C. coli ST-868 may have a history of recombination with
C. jejuni, since 19 of 441 polymorphic sites within this genotype were characteristic of this species (Fig. ) and the STRUCTURE program assigns the
C. jejuni ancestry to five short runs of its DNA. These sequences could have entered the
C. coli population by recombination of larger gene fragments (similar to that observed in ST-61), followed by extensive recombination within other
C. coli strains, which could have resulted in the observation of only short fragments in the extant population.
However, there is an alternative phylogenetic explanation for why ST-868 shares nucleotides with C. jejuni, which is that the sequence may represent the ancestral state, with the mutation observed in the remaining C. coli isolates occurring subsequent to the divergence of ST-868. This explanation predicts that the shared nucleotides will be distributed at random among the polymorphisms that distinguish C. coli and C. jejuni. Recombination, on the other hand, would lead to a nonrandom distribution, with adjacent polymorphic nucleotides giving the same ancestral signal.
The distribution of shared nucleotides showed some evidence of being nonrandom. On average, 0.8 runs [(19/411) × (19/441) × 443] of two adjacent such polymorphisms would be expected. Five adjacent pairs of polymorphisms (the single run of three counts as two pairs), the occurrence of which has a probability of 0.0004, were observed. However, the evidence is weakened by the fact that two of the pairs of changes in tkt cause amino acid changes. These nucleotide changes may have occurred in quick succession due to natural selection, which provides an alternative explanation to recombination for their clustering on the chromosome. Thus, while the import of nucleotides from the housekeeping genes of C. jejuni to C. coli seems likely, it is not proven by the present data; and the contributions of recombination and mutation to the divergence of ST-868 from the other C. coli strains remain unknown.
Two previous studies by fluorescent AFLP have indicated that different
C. coli strains are associated with particular animal hosts or environmental sources (
15,
17). In the present study, the relationship between
C. coli genotype and isolation source was examined by using a radial neighbor-joining tree (Fig. ), but no clustering of the STs by source was apparent. However, chickens and pigs located on the same farm were colonized with different STs (Table ); this may indicate a host preference by certain
C. coli genotypes, and analysis of further isolates by MLST may clarify this issue.
C. coli MLST and flaA SVR sequencing provide sufficient resolution to be useful in future studies for the investigation of isolates from cases of human disease and the potential sources of human infection.

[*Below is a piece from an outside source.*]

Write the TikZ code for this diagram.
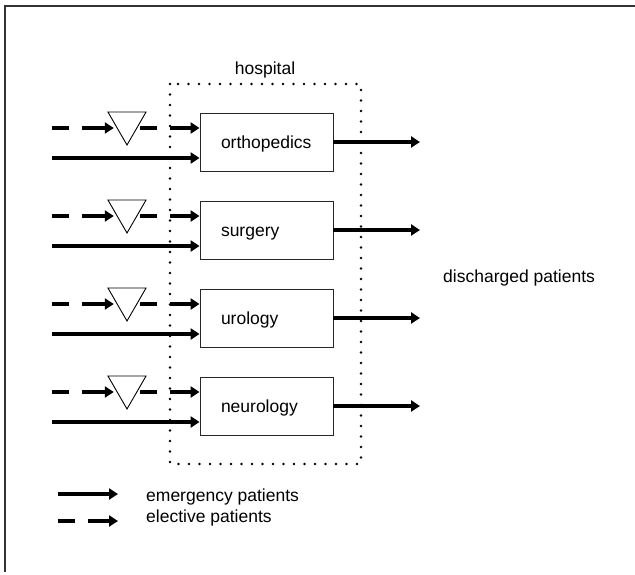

As all MLST data are directly comparable, this approach could allow accurate assessments of the contributions that different infection sources make to the burden of human disease to be made. The inability to distinguish the C. coli and C. jejuni species by use of the flaA SVR sequence calls into question the use of the flaA locus alone in any method aimed at studying the epidemiology of the diseases caused by these organisms. Further extension of this MLST scheme to additional Campylobacter species will aid in providing an understanding of their evolutionary relationships.